His Love… Is Extravagant.

Instead of doing it in your own strength. 
Instead of trying over and over, and failing again.
Instead of clinging to the threads of your plans.
Instead of putting your faith in man.
Instead of worrying about what others think of you.
Instead of trying to hold yourself together.
And worrying about what to do,
Sink into the Loving Arms of Christ. 
Let go, He is waiting. 
His love is Extravagant. 
Unending.
He will catch you when you fall.
He will give you wings to rise up like the Eagles. 
And Soar.


How quickly we fall into the trap of relying on ourselves. How often we think we can find our own way, do it in our own strength. 
It's then that we are reminded, usually by circumstances, that we can't. 
God is the strength of our lives. We won't get far without Him. Yet, we still try! 

His Love, it's furious. Extravagant. Unending. Deep as the deepest ocean, greater than the vast universe.  To fall in Love with God- the creator of Love itself. What a romance! What an adventure! 
All that Love. For me. I cannot even grasp that.  He has not only saved us from eternal death, but He calls us friend, son, daughter, and Bride. 
Yet, so often... where do we run? Not into His arms. But away, into the shadows. Too ashamed to ask for help.  He cannot help us unless we let Him. 
God, Yahweh, Jehovah. He breaks all bounds, all boxes, all molds.
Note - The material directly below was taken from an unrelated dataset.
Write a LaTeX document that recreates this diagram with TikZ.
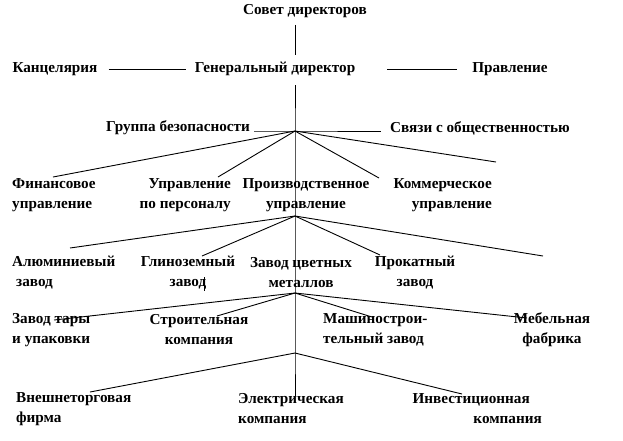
\documentclass[tikz,border=0pt]{standalone}
\usepackage{fontspec}
\setmainfont{Liberation Serif}
\tikzset{
	unit/.style={font=\fontsize{15.2}{20}\selectfont\bfseries, inner sep=2pt},
	link/.style={draw, line width=0.9pt}
}
\begin{document}
\begin{tikzpicture}[x=1pt, y=-1pt]
	\useasboundingbox (0,0) rectangle (623,440);
	\node[unit] (sovet) at (305,11) {Совет директоров};
	\node[unit] (gendir) at (275,69) {Генеральный директор};
	\node[unit] (kanc) at (55,69) {Канцелярия};
	\node[unit] (pravl) at (510,69) {Правление};
	\node[unit] (grupp) at (178,128) {Группа безопасности};
	\node[unit] (svyazi) at (480,128) {Связи с общественностью};

	\node[unit, align=left, anchor=west] (fin) at (10,195) {Финансовое\\управление};
	\node[unit, align=right, anchor=east] (kadry) at (233,195) {Управление\\по персоналу};
	\node[unit, align=center] (proizv) at (306,195) {Производственное\\управление};
	\node[unit, align=right, anchor=east] (komm) at (494,195) {Коммерческое\\управление};

	\node[unit, align=left, anchor=west] (alum) at (10,273) {Алюминиевый\\\hspace*{4pt}завод};
	\node[unit, align=center] (glin) at (188,273) {Глиноземный\\завод};
	\node[unit, align=center] (zcm) at (301,273) {Завод цветных\\металлов};
	\node[unit, align=center] (prok) at (415,273) {Прокатный\\завод};

	\node[unit, align=left, anchor=west] (tara) at (10,330) {Завод тары\\и упаковки};
	\node[unit, align=center] (stroi) at (199,330) {Строительная\\компания};
	\node[unit, align=left, anchor=west] (mash) at (321,330) {Машинострои-\\тельный завод};
	\node[unit, align=center] (mebel) at (552,330) {Мебельная\\фабрика};

	\node[unit, align=left, anchor=west] (vnesh) at (14,409) {Внешнеторговая\\фирма};
	\node[unit, align=left, anchor=west] (elektr) at (236,409) {Электрическая\\компания};
	\node[unit, align=right, anchor=east] (invest) at (544,409) {Инвестиционная\hspace*{12pt}\\компания};

	\coordinate (hubA) at (295,131);
	\coordinate (hubB) at (295,216);
	\coordinate (hubC) at (295,293);
	\coordinate (hubD) at (295,353);
	\coordinate (trunkEnd) at (295,396);

	\coordinate (finEnd) at (53,177);
	\coordinate (kadryEnd) at (218,177);
	\coordinate (kommEnd) at (379,178);
	\coordinate (freeA) at (496,162);
	\coordinate (alumEnd) at (70,248);
	\coordinate (glinEnd) at (202,256);
	\coordinate (prokEnd) at (380,255);
	\coordinate (freeB) at (543,256);
	\coordinate (taraEnd) at (54,320);
	\coordinate (stroiEnd) at (217,316);
	\coordinate (mashEnd) at (372,317);
	\coordinate (mebelEnd) at (527,318);
	\coordinate (vneshEnd) at (90,392);
	\coordinate (investEnd) at (462,394);

	\draw[link, shorten <=5pt, shorten >=5pt] (sovet.south -| hubA) -- (gendir.north -| hubA);
	\draw[link, shorten <=9pt, shorten >=7pt] (kanc) -- (gendir);
	\draw[link, shorten <=30pt, shorten >=13pt] (gendir) -- (pravl);
	\draw[link, shorten <=7pt] (gendir.south -| hubA) -- (hubA) -- (hubB) -- (hubC) -- (hubD) -- (trunkEnd);
	\draw[link, shorten <=2pt, shorten >=7pt] (grupp.east |- hubA) -- (hubA) -- (svyazi.west |- hubA);

	\draw[link] (hubA) -- (finEnd);
	\draw[link] (hubA) -- (kadryEnd);
	\draw[link] (hubA) -- (kommEnd);
	\draw[link] (hubA) -- (freeA);

	\draw[link] (hubB) -- (alumEnd);
	\draw[link] (hubB) -- (glinEnd);
	\draw[link] (hubB) -- (prokEnd);
	\draw[link] (hubB) -- (freeB);

	\draw[link] (hubC) -- (taraEnd);
	\draw[link] (hubC) -- (stroiEnd);
	\draw[link] (hubC) -- (mashEnd);
	\draw[link] (hubC) -- (mebelEnd);

	\draw[link] (hubD) -- (vneshEnd);
	\draw[link] (hubD) -- (investEnd);

	\draw[line width=1pt] (204,277) -- (204,291);
\end{tikzpicture}
\end{document}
He is with us, yet on the other side of the world, out in the universe. He came, wore clothes just like us, ate, drank, touched. He is also transcendent and immortal.  Holy, more beautiful than we can imagine, more majestic than the mighty Mountains, more radiant than a sunrise. 

The LORD is my light and my salvation--whom shall I fear? The LORD is the stronghold of my life--of whom shall I be afraid? Ps. 27:1
He is our strength! Such an amazing thought. I know I'm guilty of "doing it" in my own strength. Not allowing Him, or anyone else, to help me. Lately I've had several lessons in humility- allowing God's gift, in the form of other people, to help me. It's not been an easy lesson! I'm so prideful at times, well... All the time. Pride is one of the things God hates! I think I'm starting to see why- it separates us from Him, and His plans, His best for us. So- He hates it.

One of the most arduous spritual tasks is that of giving up control and allowing the Spirit of God to lead our lives.
-Henri Nouwen

Parting thought for this rambleish post:

"Where can I go from your Spirit?  Where can I flee from Your presence?  If I go up to the heavens, You are there; if I make my bed in the depth, You are there.  If I rise on the wings of the dawn, if I settle on the far side of the sea, even there Your hand will guide me.  Your right had will hold me fast" (Psalm 139:7-10).